**What is needed:**
Only the lines between the line with "Rebuild this chart" and the line with "steel_y = [400, 400]", together with those two lines themselves, are to be copied exactly.

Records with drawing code
+++

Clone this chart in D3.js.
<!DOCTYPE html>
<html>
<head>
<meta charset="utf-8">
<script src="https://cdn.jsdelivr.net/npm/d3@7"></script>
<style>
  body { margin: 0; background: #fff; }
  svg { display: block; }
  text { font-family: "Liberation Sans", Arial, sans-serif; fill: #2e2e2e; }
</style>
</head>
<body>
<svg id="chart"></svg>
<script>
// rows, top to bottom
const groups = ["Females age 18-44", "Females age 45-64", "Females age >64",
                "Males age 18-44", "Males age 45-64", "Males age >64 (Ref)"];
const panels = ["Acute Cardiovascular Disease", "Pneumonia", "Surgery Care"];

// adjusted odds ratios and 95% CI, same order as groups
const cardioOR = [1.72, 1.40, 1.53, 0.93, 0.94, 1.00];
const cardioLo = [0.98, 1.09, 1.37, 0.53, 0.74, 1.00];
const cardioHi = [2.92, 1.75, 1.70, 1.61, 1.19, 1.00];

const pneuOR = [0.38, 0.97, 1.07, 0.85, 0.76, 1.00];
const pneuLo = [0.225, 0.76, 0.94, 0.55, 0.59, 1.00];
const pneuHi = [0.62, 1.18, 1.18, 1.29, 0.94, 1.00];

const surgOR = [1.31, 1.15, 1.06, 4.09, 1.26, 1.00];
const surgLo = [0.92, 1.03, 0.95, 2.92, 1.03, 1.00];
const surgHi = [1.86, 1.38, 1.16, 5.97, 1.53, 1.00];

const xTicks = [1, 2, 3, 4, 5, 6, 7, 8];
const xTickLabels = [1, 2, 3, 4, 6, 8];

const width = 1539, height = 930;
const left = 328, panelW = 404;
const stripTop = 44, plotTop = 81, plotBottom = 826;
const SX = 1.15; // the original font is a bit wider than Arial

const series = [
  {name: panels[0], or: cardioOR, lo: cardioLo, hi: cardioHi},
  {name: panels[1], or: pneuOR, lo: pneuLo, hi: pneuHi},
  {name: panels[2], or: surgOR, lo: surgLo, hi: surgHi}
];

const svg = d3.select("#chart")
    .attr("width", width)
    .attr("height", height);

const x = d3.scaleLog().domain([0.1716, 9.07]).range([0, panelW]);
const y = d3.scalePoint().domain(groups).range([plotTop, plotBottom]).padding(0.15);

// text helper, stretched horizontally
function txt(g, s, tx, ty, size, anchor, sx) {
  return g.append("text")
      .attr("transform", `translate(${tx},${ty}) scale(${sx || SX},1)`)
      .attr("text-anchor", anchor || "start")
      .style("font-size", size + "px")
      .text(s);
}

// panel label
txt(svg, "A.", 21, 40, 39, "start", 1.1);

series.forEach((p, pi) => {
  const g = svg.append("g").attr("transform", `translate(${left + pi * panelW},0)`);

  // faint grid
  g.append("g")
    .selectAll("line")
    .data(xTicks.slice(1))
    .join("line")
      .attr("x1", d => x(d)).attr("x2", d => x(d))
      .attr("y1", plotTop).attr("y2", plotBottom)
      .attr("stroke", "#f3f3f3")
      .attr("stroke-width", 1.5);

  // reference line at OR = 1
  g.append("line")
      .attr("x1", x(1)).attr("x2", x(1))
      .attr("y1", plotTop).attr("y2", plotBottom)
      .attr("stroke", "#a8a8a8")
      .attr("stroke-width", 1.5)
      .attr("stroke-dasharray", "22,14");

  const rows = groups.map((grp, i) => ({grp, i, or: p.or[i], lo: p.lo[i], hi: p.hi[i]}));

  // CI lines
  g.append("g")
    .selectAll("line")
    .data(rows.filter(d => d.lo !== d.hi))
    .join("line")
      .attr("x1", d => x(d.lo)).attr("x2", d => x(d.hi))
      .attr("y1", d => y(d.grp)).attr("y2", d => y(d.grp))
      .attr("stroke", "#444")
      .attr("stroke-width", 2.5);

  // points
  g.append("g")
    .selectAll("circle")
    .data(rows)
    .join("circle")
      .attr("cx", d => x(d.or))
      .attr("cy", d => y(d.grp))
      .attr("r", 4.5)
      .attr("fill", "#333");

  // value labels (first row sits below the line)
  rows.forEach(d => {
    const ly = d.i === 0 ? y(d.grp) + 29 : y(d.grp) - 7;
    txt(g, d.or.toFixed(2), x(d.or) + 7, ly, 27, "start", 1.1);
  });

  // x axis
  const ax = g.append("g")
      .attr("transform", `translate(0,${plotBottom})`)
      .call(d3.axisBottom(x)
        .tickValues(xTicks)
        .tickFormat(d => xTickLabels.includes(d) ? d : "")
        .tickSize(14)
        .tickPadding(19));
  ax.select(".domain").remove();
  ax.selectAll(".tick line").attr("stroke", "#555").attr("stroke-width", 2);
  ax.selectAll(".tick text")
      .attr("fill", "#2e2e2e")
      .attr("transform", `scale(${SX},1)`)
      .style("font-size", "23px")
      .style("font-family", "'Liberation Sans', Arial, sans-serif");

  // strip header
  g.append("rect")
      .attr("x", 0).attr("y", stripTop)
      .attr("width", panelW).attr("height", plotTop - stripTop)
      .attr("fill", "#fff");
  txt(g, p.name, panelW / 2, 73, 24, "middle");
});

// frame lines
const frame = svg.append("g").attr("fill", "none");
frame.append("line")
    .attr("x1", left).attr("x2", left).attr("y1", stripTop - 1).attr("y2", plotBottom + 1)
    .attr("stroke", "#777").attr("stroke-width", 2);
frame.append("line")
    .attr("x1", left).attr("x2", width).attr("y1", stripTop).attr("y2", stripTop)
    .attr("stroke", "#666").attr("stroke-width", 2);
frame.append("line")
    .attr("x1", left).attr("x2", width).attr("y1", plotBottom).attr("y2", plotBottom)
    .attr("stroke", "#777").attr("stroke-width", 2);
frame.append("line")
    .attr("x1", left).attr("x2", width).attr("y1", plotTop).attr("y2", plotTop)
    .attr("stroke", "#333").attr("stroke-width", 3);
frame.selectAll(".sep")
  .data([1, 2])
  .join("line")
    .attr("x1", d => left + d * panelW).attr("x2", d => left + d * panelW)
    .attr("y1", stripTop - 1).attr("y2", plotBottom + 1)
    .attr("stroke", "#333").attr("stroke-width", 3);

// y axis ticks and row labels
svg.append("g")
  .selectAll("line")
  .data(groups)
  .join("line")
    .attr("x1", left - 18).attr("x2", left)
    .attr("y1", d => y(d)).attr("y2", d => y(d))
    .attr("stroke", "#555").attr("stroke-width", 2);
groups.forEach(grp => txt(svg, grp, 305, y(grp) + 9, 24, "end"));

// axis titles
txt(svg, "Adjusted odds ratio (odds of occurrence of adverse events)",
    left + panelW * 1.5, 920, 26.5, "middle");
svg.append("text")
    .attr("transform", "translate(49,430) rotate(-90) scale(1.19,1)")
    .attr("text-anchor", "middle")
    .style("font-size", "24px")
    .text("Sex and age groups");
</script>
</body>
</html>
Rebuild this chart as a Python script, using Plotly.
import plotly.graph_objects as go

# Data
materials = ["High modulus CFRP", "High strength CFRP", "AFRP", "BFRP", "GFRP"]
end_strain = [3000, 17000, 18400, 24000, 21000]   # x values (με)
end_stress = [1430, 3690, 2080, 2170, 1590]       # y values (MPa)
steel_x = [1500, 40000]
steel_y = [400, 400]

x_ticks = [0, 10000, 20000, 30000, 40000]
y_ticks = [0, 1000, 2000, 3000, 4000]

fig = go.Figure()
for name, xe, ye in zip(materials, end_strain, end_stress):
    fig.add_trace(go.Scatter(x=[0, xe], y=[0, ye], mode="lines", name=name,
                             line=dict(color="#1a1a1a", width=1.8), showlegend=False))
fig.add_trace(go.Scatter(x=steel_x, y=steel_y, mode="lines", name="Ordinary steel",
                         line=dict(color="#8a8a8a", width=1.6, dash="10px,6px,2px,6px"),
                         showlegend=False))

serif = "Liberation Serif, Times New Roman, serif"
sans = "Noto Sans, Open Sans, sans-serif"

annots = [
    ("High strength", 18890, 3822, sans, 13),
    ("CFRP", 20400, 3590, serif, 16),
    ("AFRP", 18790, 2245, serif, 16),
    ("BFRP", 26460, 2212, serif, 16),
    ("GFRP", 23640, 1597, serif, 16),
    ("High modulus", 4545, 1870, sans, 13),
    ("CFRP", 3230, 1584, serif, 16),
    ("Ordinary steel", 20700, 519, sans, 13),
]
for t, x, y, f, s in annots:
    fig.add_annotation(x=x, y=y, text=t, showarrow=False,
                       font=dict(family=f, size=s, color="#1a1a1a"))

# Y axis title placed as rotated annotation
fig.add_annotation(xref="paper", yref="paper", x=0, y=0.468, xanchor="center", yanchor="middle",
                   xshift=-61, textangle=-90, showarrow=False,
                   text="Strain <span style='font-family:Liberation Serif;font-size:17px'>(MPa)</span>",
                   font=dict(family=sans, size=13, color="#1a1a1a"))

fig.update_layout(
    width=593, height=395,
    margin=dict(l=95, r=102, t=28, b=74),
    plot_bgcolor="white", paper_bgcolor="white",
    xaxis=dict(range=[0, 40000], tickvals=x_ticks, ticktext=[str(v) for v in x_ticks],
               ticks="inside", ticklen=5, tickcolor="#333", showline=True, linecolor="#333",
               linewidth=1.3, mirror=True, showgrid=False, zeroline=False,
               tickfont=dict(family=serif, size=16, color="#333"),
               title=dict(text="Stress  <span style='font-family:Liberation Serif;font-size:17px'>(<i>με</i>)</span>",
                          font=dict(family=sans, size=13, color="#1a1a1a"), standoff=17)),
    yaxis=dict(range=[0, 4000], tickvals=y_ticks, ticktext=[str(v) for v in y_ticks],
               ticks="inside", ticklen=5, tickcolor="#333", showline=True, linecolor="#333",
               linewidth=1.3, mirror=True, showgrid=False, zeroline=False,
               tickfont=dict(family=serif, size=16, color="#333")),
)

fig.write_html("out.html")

+++

**Problem solution:**
Rebuild this chart as a Python script, using Plotly.
import plotly.graph_objects as go

# Data
materials = ["High modulus CFRP", "High strength CFRP", "AFRP", "BFRP", "GFRP"]
end_strain = [3000, 17000, 18400, 24000, 21000]   # x values (με)
end_stress = [1430, 3690, 2080, 2170, 1590]       # y values (MPa)
steel_x = [1500, 40000]
steel_y = [400, 400]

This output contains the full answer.